# Given information
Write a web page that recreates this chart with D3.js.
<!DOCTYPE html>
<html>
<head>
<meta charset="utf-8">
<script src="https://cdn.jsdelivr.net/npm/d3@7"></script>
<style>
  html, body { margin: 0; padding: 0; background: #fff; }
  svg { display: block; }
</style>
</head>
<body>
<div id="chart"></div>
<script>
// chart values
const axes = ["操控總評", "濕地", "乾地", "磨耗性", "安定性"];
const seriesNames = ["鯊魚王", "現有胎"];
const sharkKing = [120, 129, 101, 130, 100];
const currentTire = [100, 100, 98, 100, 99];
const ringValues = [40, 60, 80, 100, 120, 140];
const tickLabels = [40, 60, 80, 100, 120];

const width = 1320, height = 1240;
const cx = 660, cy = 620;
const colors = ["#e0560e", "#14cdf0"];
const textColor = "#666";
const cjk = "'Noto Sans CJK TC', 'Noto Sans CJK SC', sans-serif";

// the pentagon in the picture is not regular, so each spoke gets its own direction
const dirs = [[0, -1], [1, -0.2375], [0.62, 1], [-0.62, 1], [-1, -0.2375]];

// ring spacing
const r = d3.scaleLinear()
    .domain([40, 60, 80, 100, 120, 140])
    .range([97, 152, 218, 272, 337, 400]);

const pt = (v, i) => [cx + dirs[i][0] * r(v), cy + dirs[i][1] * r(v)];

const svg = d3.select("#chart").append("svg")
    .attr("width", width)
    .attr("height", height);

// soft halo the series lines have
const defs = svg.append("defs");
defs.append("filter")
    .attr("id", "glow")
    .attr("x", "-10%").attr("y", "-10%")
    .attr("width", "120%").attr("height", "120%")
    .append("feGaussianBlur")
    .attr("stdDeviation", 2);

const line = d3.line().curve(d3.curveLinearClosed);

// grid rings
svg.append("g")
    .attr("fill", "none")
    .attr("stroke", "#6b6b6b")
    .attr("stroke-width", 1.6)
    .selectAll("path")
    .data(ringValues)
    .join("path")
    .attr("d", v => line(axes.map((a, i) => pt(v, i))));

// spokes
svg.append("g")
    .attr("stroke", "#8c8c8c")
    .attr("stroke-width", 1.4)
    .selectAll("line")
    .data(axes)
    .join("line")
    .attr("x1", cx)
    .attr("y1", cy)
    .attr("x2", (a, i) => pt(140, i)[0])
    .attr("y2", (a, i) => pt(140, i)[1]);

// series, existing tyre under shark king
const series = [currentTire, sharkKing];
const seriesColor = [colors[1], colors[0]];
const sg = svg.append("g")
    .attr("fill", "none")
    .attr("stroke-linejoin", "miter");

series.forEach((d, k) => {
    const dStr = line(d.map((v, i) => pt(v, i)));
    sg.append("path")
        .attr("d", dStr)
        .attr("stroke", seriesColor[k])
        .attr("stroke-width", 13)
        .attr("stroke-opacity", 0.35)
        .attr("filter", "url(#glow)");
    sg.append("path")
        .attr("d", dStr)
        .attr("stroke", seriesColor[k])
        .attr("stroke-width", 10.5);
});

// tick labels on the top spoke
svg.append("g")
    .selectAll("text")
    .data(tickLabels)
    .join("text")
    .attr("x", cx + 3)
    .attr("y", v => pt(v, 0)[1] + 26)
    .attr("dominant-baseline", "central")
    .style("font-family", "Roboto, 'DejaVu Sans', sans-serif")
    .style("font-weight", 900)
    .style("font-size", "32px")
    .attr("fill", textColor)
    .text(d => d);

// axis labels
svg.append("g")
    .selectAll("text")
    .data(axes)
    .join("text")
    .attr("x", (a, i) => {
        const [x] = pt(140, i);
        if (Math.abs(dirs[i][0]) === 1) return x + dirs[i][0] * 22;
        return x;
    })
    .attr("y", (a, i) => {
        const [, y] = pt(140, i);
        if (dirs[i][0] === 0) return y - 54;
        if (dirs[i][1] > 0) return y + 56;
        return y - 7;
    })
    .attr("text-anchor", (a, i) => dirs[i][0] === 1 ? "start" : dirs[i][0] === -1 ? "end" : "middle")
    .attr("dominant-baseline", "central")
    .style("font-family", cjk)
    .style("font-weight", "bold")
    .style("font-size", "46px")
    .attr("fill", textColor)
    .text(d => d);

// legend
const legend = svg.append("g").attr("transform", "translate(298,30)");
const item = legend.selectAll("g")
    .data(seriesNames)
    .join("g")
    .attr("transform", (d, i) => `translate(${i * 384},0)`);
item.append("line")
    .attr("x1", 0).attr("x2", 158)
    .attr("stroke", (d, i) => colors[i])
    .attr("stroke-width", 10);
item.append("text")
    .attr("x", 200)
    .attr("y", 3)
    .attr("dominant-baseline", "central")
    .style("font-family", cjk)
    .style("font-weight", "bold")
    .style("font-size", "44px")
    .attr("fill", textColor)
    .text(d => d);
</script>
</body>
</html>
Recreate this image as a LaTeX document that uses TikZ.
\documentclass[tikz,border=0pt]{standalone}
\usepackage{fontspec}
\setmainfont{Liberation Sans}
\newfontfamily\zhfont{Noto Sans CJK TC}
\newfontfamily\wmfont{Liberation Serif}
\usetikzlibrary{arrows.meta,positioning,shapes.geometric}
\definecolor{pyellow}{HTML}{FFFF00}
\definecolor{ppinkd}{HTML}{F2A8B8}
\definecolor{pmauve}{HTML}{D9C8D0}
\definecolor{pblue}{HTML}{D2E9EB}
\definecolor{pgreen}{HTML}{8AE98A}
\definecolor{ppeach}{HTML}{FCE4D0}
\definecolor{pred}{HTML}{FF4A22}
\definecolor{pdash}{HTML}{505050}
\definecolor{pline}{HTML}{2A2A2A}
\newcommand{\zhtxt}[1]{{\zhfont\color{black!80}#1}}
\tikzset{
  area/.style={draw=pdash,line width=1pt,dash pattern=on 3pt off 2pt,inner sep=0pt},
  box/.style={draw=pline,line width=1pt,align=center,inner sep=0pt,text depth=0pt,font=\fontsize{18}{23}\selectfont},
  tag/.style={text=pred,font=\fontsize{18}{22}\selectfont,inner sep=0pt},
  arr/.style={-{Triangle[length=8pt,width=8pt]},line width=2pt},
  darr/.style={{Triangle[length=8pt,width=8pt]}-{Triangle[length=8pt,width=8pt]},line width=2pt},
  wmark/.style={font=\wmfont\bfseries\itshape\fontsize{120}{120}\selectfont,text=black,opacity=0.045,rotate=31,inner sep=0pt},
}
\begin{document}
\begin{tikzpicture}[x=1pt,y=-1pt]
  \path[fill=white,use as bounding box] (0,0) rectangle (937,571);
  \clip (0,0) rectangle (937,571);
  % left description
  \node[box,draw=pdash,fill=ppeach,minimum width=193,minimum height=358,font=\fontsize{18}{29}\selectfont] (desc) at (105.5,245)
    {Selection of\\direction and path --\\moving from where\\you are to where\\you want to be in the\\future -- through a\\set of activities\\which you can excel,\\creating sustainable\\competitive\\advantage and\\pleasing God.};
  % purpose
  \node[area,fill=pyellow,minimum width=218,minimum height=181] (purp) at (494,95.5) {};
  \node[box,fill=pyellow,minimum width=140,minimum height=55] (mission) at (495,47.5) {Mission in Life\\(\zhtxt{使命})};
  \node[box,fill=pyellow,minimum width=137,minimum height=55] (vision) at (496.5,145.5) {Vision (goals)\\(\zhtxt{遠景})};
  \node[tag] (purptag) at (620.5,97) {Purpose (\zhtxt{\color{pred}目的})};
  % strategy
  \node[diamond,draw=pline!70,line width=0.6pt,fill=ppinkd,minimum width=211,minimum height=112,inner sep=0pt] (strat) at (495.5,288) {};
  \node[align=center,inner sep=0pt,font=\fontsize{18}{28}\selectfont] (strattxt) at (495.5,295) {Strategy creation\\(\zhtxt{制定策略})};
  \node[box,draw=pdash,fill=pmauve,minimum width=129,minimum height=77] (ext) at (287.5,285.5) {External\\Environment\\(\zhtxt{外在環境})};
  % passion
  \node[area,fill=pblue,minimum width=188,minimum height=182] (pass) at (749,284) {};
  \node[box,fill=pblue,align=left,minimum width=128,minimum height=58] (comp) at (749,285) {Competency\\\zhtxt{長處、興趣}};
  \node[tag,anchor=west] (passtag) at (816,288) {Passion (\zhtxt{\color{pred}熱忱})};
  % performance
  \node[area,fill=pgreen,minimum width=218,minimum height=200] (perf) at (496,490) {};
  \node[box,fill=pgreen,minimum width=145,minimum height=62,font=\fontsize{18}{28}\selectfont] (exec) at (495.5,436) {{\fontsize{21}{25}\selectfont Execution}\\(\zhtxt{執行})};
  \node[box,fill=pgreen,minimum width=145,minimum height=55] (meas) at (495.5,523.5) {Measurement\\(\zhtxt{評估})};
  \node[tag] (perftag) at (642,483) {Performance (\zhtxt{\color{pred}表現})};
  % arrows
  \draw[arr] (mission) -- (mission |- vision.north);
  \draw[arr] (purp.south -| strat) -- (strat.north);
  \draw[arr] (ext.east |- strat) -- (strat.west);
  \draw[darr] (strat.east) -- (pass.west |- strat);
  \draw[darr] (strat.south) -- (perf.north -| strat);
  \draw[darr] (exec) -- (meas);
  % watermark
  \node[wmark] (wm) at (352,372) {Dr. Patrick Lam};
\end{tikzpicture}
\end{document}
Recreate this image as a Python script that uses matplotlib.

# Exercise task
Print the records above verbatim from their first line to the line containing "CJK TC', 'Noto", both included, and stop there.

# Result of this exercise
Write a web page that recreates this chart with D3.js.
<!DOCTYPE html>
<html>
<head>
<meta charset="utf-8">
<script src="https://cdn.jsdelivr.net/npm/d3@7"></script>
<style>
  html, body { margin: 0; padding: 0; background: #fff; }
  svg { display: block; }
</style>
</head>
<body>
<div id="chart"></div>
<script>
// chart values
const axes = ["操控總評", "濕地", "乾地", "磨耗性", "安定性"];
const seriesNames = ["鯊魚王", "現有胎"];
const sharkKing = [120, 129, 101, 130, 100];
const currentTire = [100, 100, 98, 100, 99];
const ringValues = [40, 60, 80, 100, 120, 140];
const tickLabels = [40, 60, 80, 100, 120];

const width = 1320, height = 1240;
const cx = 660, cy = 620;
const colors = ["#e0560e", "#14cdf0"];
const textColor = "#666";
const cjk = "'Noto Sans CJK TC', 'Noto Sans CJK SC', sans-serif";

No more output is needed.